Start of TASK INPUTS

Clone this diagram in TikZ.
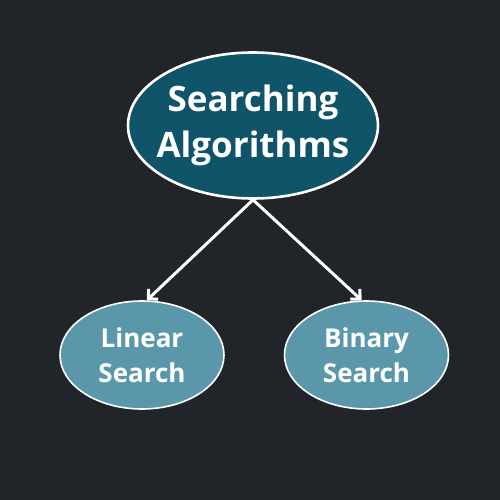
\documentclass[tikz,border=0pt]{standalone}
\usepackage{fontspec}
\setmainfont{Open Sans}
\usetikzlibrary{shapes.geometric,arrows.meta}
\definecolor{bgdark}{HTML}{212428}
\definecolor{rootfill}{HTML}{0F5469}
\definecolor{leaffill}{HTML}{5B97AA}
\tikzset{
  rootnode/.style={ellipse, draw=white, line width=2.6pt, fill=rootfill,
    minimum width=250pt, minimum height=146pt, inner xsep=-30pt, inner ysep=0pt,
    text=white, font=\bfseries\fontsize{35}{46}\selectfont, align=center},
  leafnode/.style={ellipse, draw=white, line width=1.6pt, fill=leaffill,
    minimum width=164pt, minimum height=108pt, inner xsep=-20pt, inner ysep=0pt,
    text=white, font=\bfseries\fontsize{26}{35}\selectfont, align=center},
  link/.style={draw=white, line width=3pt, -{Straight Barb[length=7pt,width=14pt,line width=3pt]}}
}
\begin{document}
\begin{tikzpicture}[x=1pt,y=-1pt]
  \fill[bgdark] (0,0) rectangle (500,500);
  \useasboundingbox (0,0) rectangle (500,500);
  \node[rootnode] (root) at (253,125.5) {Searching\\Algorithms};
  \node[leafnode] (lin) at (142,355) {Linear\\Search};
  \node[leafnode] (bin) at (366.5,355) {Binary\\Search};
  \draw[link] (root.south) -- (lin.85);
  \draw[link] (root.south) -- (bin.95);
\end{tikzpicture}
\end{document}
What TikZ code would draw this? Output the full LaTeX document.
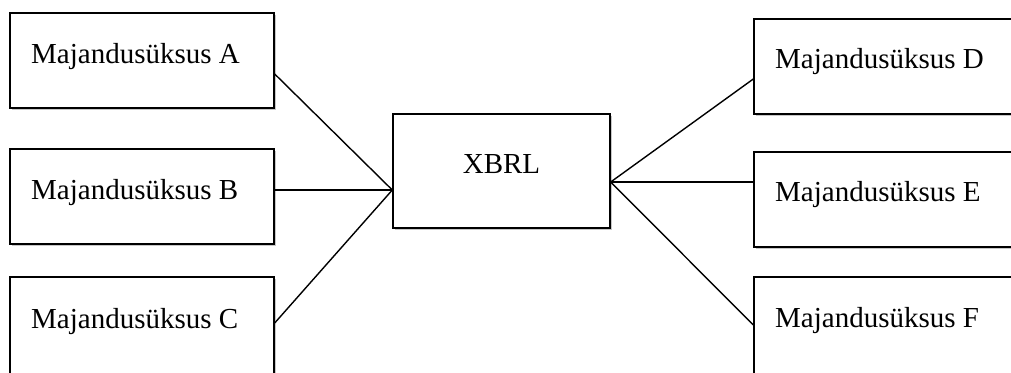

End of TASK INPUTS

• _BRIEF_
Return, from the data, each line that has the word "this" in it.

• _THE RESULT_
Clone this diagram in TikZ.
What TikZ code would draw this? Output the full LaTeX document.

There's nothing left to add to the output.